Dulce Maria Cardoso, autora do recente “O Retorno”, é uma dos nomes firmes da actual literatura portuguesa. Natural de Angola, chegará a Macau no próximo mês com expectativas sobre os autores chineses que poderá conhecer e com a memória de um antigo Império que terminava a Oriente.
Alice Pessoa
– Esta será a sua primeira viagem à Ásia e a Macau? É um lugar que faz parte do seu imaginário? Em que medida?
Dulce Maria Cardoso – Sim, será a minha primeira viagem à Ásia. Acho que Macau, o Oriente e a ideia de um Império fazem parte do imaginário de qualquer português: um sítio distante e sedutor; mas também perturbador, porque tudo aquilo a que sentimos que, de alguma maneira, pertencemos ou que nos pertence e que temos consciência que desconhecemos é sempre perturbador. Depois da descolonização dos países africanos pensar Macau passou a ser outra coisa: Macau passou a ser o Império por acabar mas com fim à vista.
– No seu último livro, “O Retorno”, trabalha sobre o tema da descolonização. Macau, ainda que de forma diferente, fez parte do ‘Império’ português. Interessa-lhe essa faceta deste lugar?
D.M.C. – Interessa-me muito. Não só por aquilo que acabei de dizer mas também porque Macau é o território do “conhecido” (devido às marcas que os portugueses deixaram) imerso nesse grande desconhecido que é a China. Tendo eu crescido em território então português mas fora do que é hoje Portugal (cresci em Luanda, Angola), será a primeira vez que vou a um sítio que também já não é Portugal mas que até há pouco foi.
– É uma das vozes mais destacadas da literatura portuguesa contemporânea. Como olha para a literatura que se produz hoje em Portugal? E noutros países lusófonos?
D.M.C. – Olho com curiosidade e expectativa. Há neste momento em Portugal bons poetas e bons romancistas. Sobre os países lusófonos não estou tão informada mas gosto de alguns autores e tenho a certeza de que há outros que gostarei de vir a descobrir. A língua portuguesa parece ser um bom veículo para se conseguir emocionar bem e para pensar bem.
– Participar num encontro como este que está a ser organizado em Macau, onde terá oportunidade de privar com autores de outros países e especialmente da China, é qualquer coisa que lhe interessa?

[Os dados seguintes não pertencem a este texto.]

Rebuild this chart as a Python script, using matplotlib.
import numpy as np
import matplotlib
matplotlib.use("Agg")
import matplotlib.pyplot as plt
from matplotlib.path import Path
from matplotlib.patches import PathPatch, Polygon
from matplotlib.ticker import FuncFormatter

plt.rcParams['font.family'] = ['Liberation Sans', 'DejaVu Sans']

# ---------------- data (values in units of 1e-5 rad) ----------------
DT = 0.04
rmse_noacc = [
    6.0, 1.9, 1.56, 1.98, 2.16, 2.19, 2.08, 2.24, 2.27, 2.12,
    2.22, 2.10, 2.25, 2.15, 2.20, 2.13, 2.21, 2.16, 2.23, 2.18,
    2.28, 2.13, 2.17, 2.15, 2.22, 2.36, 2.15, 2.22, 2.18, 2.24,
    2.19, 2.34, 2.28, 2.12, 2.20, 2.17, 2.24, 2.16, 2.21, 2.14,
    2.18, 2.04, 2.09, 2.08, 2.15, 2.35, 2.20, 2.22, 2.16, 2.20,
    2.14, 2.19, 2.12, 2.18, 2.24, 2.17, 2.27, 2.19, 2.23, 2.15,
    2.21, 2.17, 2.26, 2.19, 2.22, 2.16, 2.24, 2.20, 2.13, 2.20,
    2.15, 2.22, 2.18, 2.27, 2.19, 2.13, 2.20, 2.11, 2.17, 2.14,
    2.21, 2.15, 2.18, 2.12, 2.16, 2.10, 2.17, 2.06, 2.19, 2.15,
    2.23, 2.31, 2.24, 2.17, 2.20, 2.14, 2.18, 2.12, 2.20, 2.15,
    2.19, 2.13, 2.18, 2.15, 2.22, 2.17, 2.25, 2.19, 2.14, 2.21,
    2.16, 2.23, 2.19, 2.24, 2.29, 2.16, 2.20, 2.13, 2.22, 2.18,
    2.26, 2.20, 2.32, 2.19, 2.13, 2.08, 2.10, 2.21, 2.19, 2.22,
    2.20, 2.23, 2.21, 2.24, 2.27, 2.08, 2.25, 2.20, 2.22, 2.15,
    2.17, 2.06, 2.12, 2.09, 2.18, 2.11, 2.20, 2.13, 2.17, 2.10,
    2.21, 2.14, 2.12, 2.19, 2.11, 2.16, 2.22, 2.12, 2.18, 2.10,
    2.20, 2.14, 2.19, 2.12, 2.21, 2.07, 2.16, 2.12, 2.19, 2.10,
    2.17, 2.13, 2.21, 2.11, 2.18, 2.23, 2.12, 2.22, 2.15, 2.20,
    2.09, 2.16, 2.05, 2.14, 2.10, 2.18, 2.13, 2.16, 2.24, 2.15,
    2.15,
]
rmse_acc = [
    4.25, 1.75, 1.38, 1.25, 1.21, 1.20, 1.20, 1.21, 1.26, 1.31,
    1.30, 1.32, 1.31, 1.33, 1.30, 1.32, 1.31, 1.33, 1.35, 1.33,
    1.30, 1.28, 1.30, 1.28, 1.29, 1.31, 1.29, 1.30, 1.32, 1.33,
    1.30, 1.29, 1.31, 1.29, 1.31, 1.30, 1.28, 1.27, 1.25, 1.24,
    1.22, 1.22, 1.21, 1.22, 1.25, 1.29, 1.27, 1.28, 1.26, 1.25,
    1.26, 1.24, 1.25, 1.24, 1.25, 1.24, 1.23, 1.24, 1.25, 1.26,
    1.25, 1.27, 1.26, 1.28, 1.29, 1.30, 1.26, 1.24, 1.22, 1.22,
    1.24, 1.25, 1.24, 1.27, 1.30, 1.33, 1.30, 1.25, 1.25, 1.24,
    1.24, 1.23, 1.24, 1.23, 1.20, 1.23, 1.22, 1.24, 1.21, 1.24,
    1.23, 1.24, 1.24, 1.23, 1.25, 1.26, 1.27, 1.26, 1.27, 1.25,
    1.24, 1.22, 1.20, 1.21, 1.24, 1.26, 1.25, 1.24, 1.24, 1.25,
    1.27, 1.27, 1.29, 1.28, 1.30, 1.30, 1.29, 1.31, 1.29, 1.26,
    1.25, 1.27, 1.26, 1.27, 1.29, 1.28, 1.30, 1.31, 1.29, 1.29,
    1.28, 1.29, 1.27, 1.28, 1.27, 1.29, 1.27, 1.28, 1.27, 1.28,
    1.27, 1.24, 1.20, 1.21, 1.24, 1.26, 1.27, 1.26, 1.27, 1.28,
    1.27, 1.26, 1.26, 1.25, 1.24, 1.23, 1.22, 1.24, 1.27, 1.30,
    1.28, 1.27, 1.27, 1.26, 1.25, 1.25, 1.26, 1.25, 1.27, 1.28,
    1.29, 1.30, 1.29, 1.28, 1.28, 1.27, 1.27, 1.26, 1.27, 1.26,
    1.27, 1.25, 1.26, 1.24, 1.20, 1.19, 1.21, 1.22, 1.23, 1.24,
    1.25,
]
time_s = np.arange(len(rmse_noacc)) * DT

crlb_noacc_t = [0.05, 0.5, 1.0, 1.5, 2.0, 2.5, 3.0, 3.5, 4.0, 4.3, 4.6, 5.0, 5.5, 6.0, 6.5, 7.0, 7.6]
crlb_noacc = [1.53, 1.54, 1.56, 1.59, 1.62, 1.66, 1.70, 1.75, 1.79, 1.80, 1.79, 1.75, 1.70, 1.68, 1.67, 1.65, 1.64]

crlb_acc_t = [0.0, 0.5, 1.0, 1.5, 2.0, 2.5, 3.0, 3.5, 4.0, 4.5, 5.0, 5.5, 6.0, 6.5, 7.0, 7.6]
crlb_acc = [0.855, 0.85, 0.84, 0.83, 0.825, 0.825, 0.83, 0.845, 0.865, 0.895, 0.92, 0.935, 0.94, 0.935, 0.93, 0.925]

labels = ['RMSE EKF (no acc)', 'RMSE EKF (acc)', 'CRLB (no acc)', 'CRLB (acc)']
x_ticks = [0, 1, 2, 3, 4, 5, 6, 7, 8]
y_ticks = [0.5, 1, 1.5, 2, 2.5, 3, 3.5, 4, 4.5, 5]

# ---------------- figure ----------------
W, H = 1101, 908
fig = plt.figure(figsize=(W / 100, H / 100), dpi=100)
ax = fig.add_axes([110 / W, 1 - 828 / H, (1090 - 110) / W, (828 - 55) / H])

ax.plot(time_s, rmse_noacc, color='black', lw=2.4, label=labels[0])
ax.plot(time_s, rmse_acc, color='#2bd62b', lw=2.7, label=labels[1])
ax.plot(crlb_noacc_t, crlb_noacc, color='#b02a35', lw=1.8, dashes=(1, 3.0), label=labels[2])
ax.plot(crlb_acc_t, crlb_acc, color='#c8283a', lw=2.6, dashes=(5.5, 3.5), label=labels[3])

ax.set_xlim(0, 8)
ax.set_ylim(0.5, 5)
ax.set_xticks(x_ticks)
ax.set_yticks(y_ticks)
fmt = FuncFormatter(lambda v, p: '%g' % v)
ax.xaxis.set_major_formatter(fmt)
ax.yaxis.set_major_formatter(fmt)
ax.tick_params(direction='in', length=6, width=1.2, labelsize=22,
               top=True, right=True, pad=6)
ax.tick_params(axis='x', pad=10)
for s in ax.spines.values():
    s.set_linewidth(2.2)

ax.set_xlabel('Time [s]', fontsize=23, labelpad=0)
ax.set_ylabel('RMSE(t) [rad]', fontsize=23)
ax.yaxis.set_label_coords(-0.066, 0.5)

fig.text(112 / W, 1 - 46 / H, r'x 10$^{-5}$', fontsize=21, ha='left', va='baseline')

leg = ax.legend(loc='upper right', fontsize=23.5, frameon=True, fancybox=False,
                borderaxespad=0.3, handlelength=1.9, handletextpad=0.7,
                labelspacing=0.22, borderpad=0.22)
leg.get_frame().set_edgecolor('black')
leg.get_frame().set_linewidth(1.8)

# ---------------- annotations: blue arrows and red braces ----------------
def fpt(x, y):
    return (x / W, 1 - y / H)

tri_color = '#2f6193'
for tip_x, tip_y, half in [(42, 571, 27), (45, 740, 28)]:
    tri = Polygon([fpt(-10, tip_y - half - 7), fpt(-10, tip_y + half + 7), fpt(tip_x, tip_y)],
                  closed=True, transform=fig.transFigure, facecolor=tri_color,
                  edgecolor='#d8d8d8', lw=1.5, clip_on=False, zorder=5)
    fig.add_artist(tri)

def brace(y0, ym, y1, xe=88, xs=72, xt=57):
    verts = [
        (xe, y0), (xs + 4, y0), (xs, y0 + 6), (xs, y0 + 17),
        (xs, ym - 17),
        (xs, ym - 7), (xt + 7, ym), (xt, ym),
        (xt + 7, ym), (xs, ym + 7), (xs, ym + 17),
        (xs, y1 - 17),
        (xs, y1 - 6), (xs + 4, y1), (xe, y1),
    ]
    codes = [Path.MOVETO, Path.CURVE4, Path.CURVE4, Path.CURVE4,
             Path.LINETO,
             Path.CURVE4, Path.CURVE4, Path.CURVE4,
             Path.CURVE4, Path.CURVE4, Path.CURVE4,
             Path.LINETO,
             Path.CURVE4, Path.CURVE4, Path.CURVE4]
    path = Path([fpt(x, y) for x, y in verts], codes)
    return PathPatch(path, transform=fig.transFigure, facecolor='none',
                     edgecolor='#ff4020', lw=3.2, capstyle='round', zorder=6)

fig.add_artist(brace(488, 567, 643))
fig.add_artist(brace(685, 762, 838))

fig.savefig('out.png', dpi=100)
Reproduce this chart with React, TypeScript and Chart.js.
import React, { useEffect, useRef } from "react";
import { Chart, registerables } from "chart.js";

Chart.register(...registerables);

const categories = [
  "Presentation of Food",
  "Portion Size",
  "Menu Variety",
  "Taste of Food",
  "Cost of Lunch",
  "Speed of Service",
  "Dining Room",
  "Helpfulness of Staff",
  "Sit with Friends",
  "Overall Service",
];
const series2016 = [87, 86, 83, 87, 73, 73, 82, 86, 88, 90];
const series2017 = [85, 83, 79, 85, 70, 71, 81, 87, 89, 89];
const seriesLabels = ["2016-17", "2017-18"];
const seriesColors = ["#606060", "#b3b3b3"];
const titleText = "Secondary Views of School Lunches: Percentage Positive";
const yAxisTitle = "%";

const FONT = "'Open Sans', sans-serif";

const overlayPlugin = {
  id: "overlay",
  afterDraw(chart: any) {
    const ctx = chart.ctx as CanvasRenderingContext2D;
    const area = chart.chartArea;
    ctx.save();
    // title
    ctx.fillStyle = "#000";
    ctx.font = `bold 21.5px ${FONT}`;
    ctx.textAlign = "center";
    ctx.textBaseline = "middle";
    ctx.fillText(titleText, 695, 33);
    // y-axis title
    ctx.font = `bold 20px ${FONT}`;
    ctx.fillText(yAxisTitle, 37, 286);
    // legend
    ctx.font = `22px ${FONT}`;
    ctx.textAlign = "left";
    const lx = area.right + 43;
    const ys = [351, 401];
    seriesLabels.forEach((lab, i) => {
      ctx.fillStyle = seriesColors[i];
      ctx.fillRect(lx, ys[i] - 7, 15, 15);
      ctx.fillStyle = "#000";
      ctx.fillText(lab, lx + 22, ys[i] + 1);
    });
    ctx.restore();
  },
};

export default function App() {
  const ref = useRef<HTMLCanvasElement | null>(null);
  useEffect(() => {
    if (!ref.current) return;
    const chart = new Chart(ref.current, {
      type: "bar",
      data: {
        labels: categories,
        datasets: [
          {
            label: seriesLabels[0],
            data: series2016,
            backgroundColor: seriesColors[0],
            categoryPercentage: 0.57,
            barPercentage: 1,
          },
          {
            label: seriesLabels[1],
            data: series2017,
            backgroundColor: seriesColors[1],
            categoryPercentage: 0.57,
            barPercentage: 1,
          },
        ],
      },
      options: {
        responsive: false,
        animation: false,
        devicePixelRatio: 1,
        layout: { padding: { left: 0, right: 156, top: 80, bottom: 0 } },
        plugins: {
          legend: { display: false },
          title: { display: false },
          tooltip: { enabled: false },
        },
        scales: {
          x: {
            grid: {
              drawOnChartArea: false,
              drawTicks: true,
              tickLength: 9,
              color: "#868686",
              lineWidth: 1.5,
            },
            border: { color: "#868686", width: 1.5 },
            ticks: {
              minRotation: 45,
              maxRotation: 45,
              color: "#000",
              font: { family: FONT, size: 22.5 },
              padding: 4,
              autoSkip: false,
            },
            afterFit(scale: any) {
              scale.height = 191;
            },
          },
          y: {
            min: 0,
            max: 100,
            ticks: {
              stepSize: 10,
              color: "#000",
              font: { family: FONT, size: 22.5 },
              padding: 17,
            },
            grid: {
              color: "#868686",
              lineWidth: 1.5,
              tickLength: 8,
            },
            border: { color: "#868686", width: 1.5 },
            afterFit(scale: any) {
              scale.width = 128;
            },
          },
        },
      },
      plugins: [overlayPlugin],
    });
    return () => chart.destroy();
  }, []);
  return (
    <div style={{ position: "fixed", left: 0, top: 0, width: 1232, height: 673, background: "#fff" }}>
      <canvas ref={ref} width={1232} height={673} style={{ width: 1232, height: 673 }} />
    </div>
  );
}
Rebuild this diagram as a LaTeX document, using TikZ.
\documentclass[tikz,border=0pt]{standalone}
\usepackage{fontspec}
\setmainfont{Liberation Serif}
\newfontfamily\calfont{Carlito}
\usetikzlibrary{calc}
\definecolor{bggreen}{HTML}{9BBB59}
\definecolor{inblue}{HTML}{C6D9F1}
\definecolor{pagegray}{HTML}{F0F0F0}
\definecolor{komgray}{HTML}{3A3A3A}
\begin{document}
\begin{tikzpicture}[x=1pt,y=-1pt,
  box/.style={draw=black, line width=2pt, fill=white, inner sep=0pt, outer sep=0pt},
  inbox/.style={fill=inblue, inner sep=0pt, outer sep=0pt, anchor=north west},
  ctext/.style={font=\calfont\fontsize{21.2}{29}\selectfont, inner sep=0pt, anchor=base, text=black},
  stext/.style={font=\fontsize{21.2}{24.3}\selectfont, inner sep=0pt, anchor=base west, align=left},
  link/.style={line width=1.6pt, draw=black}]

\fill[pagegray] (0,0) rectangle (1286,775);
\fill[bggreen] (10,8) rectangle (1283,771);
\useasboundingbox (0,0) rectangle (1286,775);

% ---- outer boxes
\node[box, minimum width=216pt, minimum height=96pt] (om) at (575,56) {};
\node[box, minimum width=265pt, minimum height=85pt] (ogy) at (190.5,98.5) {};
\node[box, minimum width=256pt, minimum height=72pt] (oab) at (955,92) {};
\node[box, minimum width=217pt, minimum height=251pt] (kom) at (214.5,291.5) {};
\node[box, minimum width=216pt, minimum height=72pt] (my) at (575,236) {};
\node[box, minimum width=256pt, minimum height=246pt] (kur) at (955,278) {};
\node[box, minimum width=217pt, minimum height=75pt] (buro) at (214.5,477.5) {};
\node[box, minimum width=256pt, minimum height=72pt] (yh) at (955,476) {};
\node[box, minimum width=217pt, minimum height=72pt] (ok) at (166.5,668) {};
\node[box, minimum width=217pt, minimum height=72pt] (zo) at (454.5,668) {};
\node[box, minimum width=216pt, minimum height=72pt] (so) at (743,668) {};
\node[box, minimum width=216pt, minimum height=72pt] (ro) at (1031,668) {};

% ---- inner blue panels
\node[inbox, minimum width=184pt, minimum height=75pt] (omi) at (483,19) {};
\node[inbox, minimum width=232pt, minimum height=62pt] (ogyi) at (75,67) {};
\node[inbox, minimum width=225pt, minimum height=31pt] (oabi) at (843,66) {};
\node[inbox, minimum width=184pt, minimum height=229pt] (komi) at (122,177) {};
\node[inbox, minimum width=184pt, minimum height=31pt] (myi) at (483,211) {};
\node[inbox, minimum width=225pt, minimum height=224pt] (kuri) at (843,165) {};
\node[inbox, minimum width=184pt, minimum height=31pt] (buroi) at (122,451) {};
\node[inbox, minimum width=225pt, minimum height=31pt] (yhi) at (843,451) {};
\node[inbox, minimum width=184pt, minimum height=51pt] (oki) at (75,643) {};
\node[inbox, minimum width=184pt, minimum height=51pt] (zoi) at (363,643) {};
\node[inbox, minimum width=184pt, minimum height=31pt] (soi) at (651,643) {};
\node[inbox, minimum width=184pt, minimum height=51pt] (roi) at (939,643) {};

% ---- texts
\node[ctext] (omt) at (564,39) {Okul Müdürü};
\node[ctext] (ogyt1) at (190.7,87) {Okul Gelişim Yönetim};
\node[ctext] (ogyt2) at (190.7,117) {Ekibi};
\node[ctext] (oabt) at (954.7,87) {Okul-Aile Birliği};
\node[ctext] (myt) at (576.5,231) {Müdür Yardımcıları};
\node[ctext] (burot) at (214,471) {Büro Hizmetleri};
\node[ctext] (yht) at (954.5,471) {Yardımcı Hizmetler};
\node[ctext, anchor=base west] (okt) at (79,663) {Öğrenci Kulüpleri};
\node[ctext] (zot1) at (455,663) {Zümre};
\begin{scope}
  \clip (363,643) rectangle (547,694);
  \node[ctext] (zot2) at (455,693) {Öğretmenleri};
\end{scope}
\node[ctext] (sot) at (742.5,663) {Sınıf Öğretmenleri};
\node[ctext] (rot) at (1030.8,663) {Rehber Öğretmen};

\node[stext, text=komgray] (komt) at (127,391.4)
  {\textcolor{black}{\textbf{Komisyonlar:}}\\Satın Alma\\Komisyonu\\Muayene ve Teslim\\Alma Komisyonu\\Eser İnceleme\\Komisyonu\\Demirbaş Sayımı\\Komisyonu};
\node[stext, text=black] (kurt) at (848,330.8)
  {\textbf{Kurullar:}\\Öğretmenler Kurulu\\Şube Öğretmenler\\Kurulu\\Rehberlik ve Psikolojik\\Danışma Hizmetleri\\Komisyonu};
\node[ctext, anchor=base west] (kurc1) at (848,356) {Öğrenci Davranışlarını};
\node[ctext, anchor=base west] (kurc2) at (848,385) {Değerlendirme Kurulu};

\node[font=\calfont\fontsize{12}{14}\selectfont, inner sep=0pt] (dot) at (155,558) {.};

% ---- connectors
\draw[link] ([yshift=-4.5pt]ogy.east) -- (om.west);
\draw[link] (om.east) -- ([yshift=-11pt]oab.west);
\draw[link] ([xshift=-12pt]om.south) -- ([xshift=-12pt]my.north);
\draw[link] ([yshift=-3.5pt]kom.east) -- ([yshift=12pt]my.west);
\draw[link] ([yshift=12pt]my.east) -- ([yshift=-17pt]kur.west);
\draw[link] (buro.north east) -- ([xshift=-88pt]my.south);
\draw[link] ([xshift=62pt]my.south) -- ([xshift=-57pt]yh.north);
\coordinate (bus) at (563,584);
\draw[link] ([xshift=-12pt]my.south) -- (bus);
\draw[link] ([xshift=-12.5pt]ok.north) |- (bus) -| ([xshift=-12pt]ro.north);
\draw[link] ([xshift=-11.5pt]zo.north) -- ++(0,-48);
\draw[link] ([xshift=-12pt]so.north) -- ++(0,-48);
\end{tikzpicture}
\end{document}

D.M.C. – Muito. Interessa-me o confronto com uma cultura e uma sociedade tão diferentes da minha. A essência do humano evidencia-se neste tipo de confrontos; por isso não quero deixar de tentar descobrir em que medida aquilo que me é estranho e distante se me assemelha. A minha expectativa é que, apesar da diferença evidente no superficial e supérfluo (o que traz diversidade e riqueza), descubramos uma qualquer comunhão no essencial e profundo (como seja a ideia de bem).
– Conhece ou acompanha a obra de algum autor chinês ou asiático? Parece-lhe importante que haja mais literatura de expressão portuguesa traduzida para chinês e vice-versa?
D.M.C. – Infelizmente conheço muito pouco. Alguns poetas, assim de memória Li Bai, Bai Juyi e romancistas, Gao Xingjian e Mo Yan, Yu Ha. Os que toda a gente conhece. As traduções são sempre bem vindas num sentido e no outro. Ter a possibilidade de ler um autor é sempre um grande privilégio.